Shooting woodcock in the Isle of Skye
The morning was bitter crisp, the air crystal clear and the frost was still clinging to the tussocks as I slid my Holland & Holland Royal from its sheepskin sleeve on the back seat of the Land Rover. The dirt road gleamed with ice on this December day on the seaboard, high up in the western Highlands. Meg, the springer spaniel, quartered ahead, liver and white rump wagging, in response to signals from Angus, her owner.
Time was limited; the migrating woodcock were not yet there in numbers, but we were after local birds — few in number, but you could find one if you knew where to look. The prospect of visiting the Isle of Skye for my first woodcock was an exciting one.
The campaign plan had been laid in the bar the previous evening over a dram with Angus, the stalker and gamekeeper on a neighbouring estate. In another two days I would be back in London and the migrant woodcock, which were expected from Scandinavia any day after the November full moon — the shooters’ “woodcock moon” — would have been and gone, scattered by paying Guns from France and Belgium.
We planned a civilised start at 10am. There was time for the watery sun to strengthen and the cloud to roll away. Wisps of snow drifted down but little stirred as we toiled along the lower slopes of the glen, breath steaming, Meg excited, and Angus — whistle clenched between his teeth — with reddened cheeks and a beard flecked with snow.

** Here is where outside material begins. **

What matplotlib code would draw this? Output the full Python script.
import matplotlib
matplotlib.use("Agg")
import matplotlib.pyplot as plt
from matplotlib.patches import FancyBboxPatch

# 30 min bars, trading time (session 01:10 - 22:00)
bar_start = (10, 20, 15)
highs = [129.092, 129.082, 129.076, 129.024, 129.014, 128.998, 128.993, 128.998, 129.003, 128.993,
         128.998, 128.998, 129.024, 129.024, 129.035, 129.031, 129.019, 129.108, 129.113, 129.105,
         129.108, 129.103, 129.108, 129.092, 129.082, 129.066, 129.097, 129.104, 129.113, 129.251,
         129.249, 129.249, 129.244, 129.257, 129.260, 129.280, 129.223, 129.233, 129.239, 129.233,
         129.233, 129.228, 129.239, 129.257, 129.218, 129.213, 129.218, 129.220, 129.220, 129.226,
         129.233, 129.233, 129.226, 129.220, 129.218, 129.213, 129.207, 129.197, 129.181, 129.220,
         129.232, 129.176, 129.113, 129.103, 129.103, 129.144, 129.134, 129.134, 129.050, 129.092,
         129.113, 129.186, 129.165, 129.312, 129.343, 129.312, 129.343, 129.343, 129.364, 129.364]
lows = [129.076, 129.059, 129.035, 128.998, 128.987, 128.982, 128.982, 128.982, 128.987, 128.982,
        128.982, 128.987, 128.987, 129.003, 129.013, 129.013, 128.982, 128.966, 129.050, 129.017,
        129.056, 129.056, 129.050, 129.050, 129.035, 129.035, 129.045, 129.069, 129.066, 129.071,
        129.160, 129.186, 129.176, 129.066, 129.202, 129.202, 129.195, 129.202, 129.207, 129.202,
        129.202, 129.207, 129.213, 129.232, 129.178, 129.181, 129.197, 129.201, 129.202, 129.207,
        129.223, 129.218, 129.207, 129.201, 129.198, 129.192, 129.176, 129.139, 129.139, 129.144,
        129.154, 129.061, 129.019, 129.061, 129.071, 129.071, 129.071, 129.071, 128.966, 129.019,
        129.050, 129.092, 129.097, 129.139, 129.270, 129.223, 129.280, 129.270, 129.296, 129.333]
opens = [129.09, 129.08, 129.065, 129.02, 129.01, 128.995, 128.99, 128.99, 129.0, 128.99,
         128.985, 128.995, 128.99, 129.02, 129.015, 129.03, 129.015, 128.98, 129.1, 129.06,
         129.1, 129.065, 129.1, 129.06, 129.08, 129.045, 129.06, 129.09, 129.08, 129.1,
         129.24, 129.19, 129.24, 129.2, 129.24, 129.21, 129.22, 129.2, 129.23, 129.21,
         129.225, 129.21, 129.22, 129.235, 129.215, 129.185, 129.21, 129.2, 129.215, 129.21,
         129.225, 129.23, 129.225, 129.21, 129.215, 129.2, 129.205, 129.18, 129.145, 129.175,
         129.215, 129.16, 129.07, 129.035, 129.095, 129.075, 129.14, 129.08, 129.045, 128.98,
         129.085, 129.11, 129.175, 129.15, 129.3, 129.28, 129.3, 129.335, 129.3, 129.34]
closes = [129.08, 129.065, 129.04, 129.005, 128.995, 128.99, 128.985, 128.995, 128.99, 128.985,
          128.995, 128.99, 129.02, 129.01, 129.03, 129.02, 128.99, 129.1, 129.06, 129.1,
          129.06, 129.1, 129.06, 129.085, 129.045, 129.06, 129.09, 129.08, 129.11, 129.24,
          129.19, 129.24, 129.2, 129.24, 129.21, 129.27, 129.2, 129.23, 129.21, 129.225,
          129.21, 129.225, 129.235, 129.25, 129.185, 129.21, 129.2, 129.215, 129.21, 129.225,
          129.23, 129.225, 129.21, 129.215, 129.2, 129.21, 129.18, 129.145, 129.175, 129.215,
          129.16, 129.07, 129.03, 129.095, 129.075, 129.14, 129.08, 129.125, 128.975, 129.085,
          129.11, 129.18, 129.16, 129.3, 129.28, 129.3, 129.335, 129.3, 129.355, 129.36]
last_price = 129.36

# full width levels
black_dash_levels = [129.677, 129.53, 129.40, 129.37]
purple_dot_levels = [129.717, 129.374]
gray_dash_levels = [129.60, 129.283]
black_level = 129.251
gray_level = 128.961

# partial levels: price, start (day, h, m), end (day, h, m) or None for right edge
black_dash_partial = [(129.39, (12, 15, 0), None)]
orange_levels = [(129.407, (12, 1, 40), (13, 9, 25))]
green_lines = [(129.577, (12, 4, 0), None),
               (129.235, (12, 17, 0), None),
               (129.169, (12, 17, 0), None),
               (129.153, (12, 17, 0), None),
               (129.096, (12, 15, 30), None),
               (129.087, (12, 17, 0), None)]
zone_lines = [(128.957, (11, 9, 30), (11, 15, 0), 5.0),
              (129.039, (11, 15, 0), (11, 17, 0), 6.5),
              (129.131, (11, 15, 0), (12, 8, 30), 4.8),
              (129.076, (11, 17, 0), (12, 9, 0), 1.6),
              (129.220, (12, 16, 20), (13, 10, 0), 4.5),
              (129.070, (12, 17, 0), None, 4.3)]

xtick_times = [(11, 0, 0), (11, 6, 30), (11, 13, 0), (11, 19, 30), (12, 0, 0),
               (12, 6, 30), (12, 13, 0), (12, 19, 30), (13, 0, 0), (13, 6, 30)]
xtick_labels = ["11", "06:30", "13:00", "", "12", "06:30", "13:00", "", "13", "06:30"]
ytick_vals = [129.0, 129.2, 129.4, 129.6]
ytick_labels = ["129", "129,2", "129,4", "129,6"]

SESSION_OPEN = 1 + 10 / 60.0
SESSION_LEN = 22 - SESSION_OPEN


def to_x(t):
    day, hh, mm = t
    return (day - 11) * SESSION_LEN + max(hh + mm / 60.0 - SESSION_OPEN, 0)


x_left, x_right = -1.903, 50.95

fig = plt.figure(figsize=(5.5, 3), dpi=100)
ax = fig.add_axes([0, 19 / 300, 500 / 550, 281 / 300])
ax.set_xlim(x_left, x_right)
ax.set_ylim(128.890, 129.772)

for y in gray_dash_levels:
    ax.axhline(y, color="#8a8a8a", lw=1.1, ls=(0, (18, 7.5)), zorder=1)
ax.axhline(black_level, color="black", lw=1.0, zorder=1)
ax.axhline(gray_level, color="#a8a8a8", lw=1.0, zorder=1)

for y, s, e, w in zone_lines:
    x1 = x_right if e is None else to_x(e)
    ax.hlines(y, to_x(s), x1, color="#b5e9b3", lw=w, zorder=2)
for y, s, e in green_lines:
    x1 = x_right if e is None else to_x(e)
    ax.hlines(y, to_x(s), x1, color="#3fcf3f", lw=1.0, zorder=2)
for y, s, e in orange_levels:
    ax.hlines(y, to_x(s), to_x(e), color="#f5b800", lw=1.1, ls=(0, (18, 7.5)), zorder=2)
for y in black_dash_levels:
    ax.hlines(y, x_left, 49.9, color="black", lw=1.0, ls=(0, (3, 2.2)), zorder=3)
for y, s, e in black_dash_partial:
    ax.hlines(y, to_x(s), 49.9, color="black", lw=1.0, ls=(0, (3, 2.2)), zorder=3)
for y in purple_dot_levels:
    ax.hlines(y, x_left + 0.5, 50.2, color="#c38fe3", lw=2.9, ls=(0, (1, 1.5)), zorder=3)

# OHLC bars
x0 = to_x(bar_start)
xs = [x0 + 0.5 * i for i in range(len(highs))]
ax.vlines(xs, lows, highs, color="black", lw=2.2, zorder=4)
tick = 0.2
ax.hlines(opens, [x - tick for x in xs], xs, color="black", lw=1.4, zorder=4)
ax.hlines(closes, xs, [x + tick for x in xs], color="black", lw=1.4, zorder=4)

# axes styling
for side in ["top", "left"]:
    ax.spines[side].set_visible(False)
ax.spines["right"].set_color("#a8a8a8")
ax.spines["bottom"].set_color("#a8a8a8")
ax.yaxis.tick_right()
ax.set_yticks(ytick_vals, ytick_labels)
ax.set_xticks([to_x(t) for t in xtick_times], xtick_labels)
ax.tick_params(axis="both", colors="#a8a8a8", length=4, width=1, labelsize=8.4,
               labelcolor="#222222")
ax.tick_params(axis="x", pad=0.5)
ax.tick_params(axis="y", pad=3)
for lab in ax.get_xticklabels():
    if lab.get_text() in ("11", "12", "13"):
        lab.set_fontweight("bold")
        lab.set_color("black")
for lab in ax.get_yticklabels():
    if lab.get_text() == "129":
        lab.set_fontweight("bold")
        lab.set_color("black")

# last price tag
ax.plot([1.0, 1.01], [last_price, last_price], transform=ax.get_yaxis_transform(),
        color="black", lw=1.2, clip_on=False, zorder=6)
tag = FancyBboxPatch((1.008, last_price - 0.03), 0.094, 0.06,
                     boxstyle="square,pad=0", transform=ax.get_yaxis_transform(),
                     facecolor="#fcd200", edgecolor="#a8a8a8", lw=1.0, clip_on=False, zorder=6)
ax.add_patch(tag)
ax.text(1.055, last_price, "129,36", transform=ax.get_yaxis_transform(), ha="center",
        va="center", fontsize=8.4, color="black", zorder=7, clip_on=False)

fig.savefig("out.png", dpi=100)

The tiny stream, choked with ice, was almost silent, the tinkle of running water muffled. We crunched our way over dead bracken in a landscape where we seemed to be the only living things. We had still seen nothing. My fingers inside my silklined shooting gloves were numb and my concentration was beginning to wander. I thought of lunch and a cheerful log fire. We turned away, back towards the road.
Beyond us, through the straggling pines, a stain blotched the snow. “That’s new,” said Angus. “Poacher. He knew I wasn’t out last night and he’s taken a stag.” Later, we found the innards, head and legs, still untouched by foxes. By the fence at the roadside were tyre marks. A marauding deer may be fair game on a smallholder’s croft, but for a freelance rifle on the hill, it’s still a crime. The poacher doesn’t differentiate between a fine royal stag and a weakling — saddles of venison all taste the same.

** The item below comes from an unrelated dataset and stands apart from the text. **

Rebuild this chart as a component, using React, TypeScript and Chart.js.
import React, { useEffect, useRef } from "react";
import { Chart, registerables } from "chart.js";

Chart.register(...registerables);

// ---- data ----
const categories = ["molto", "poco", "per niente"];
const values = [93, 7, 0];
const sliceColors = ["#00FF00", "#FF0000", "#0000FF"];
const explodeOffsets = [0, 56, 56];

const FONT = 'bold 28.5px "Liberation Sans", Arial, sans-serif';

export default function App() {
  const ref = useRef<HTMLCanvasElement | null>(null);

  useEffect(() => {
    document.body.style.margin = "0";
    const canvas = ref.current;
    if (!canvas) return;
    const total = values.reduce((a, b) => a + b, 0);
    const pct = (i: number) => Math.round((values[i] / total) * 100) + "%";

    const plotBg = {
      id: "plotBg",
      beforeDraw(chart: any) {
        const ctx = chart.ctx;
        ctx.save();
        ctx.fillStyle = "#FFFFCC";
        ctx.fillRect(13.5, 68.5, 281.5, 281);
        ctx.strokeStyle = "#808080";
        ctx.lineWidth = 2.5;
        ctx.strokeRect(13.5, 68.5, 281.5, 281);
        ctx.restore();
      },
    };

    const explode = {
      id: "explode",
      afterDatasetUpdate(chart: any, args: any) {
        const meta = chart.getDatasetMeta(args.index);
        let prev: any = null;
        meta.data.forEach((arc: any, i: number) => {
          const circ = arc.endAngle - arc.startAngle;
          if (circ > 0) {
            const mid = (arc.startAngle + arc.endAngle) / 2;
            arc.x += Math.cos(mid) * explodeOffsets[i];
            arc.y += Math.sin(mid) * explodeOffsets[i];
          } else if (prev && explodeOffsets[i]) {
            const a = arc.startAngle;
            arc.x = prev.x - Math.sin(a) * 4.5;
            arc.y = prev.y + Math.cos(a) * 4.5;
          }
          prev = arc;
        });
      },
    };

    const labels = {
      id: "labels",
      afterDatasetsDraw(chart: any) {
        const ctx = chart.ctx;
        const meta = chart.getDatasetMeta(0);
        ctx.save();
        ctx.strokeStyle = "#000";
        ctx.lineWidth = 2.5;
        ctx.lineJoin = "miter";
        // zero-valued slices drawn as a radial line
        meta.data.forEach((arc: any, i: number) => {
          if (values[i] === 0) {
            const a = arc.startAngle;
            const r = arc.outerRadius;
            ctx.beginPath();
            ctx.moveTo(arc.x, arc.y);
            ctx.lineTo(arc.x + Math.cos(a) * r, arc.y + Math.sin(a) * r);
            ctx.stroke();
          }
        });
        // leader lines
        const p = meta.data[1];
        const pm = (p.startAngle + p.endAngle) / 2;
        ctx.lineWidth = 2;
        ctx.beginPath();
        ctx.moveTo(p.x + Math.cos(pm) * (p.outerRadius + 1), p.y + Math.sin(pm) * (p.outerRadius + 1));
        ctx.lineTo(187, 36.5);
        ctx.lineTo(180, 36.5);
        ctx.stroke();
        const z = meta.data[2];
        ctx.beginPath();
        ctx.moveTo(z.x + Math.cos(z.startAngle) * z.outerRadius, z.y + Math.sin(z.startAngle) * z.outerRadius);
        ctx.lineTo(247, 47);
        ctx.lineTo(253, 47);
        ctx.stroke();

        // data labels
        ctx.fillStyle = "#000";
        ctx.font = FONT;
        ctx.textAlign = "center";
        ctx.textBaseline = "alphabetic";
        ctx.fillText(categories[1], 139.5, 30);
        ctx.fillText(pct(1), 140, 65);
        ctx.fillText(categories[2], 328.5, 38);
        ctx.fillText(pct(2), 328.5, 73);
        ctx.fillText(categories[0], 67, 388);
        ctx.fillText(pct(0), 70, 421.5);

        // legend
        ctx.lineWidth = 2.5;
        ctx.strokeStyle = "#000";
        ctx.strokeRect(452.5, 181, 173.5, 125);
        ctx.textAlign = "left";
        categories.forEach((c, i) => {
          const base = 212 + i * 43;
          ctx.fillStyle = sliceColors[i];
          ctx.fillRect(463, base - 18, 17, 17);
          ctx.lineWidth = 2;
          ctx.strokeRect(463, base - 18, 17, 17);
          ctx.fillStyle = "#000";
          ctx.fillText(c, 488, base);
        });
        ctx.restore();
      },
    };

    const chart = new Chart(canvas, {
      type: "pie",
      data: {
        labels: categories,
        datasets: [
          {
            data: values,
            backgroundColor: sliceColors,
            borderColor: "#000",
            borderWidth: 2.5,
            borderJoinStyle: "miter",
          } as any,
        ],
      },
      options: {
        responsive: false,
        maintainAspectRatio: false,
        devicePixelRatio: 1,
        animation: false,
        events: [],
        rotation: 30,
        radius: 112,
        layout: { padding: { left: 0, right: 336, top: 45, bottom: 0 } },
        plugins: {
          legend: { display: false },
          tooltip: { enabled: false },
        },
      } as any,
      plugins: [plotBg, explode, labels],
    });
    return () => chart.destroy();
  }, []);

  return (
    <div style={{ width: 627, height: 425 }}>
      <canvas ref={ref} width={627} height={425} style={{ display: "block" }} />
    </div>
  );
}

Time was getting on. Daylight is short in the north of Scotland. In the dead of winter, beginning at 9.30am, there are barely six hours. Suddenly there was a whirr, a clatter, and the biggest woodcock you ever saw was up, aloft and away with that familiar jink. Meg froze and Angus threw himself full-length on the ironhard ground. “Take it!” he shouted. The Holland 12-bore came up to my shoulder but the load of No.7 shot was high and behind.

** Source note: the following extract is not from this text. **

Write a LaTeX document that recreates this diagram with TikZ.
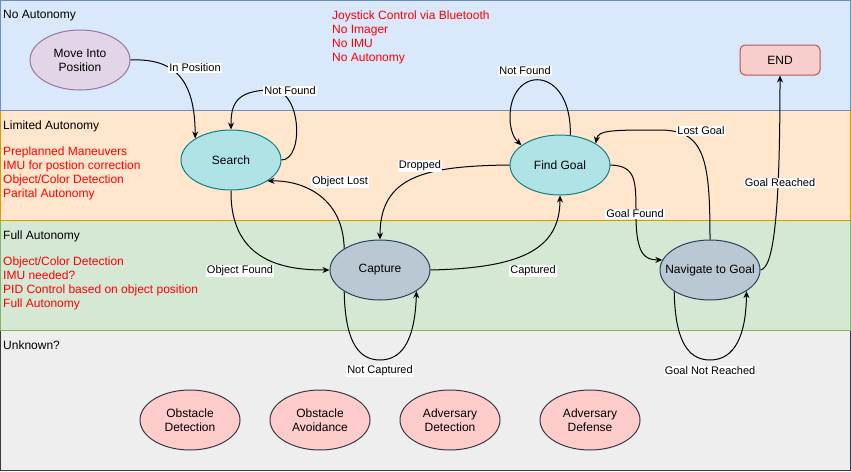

There was a moment of silence. Angus straightened up, knees wet. “Did you mark it?” he asked. “In the stand of birch, beyond the road,” I replied. He whistled Meg over. “Take up a position on the other side of the trees,” he directed.
“I’ll use Meg to push it out.” In position, I waited as they disappeared from view. There was crackling and scraping as they forced their way to the centre. Then, again, a whirr, followed by a hoarse shout: “Over!”
Like a giant moth
Up came the Holland. Never was I more ready. Then round the edge of the trees it came, floating towards us like a giant moth, its colours clear. It was truly a woodcock for the record book, like a painting by the artist Archibald Thorburn come to life.
A thought flashed through me: this is unsporting, I can’t miss. Should I wait, take it from behind? No further time, the gun was up, in line, swinging, finger squeezing. Nothing happened. I jerked the unyielding trigger again. Still nothing. Then came the realisation — the safety catch! But by then the bird was jinking past me and away, and the shot I finally got off was more of a salute to a golden opportunity now lost.
Angus emerged. Meg looked at me, head on one side. Crestfallen, I blurted out an excuse, his good work all to waste. But Angus had seen it all before. His reassuring “It happens” was more than I deserved.
It seems even an expert can have an offday. I was ruefully relating the story to Ken Davies, then chief instructor at the Holland & Holland shooting grounds in north London, as he put my 13 year-old son through his paces with his 20 bore. The same thing had happened to him, he admitted, when a mallard jumped during an evening riverside stroll. I’m no expert, but I’m in good company.
That was some years ago, and the memory of the one that got away is as fresh as ever. As I sit in my gunroom, looking at the gamebook — the entry for woodcock still blank — I think I wouldn’t have had it any other way. I like to think that, somewhere in a remote Highland glen, a woodcock that never made the record books still flits like a ghost between the stands of rowan and silver birch.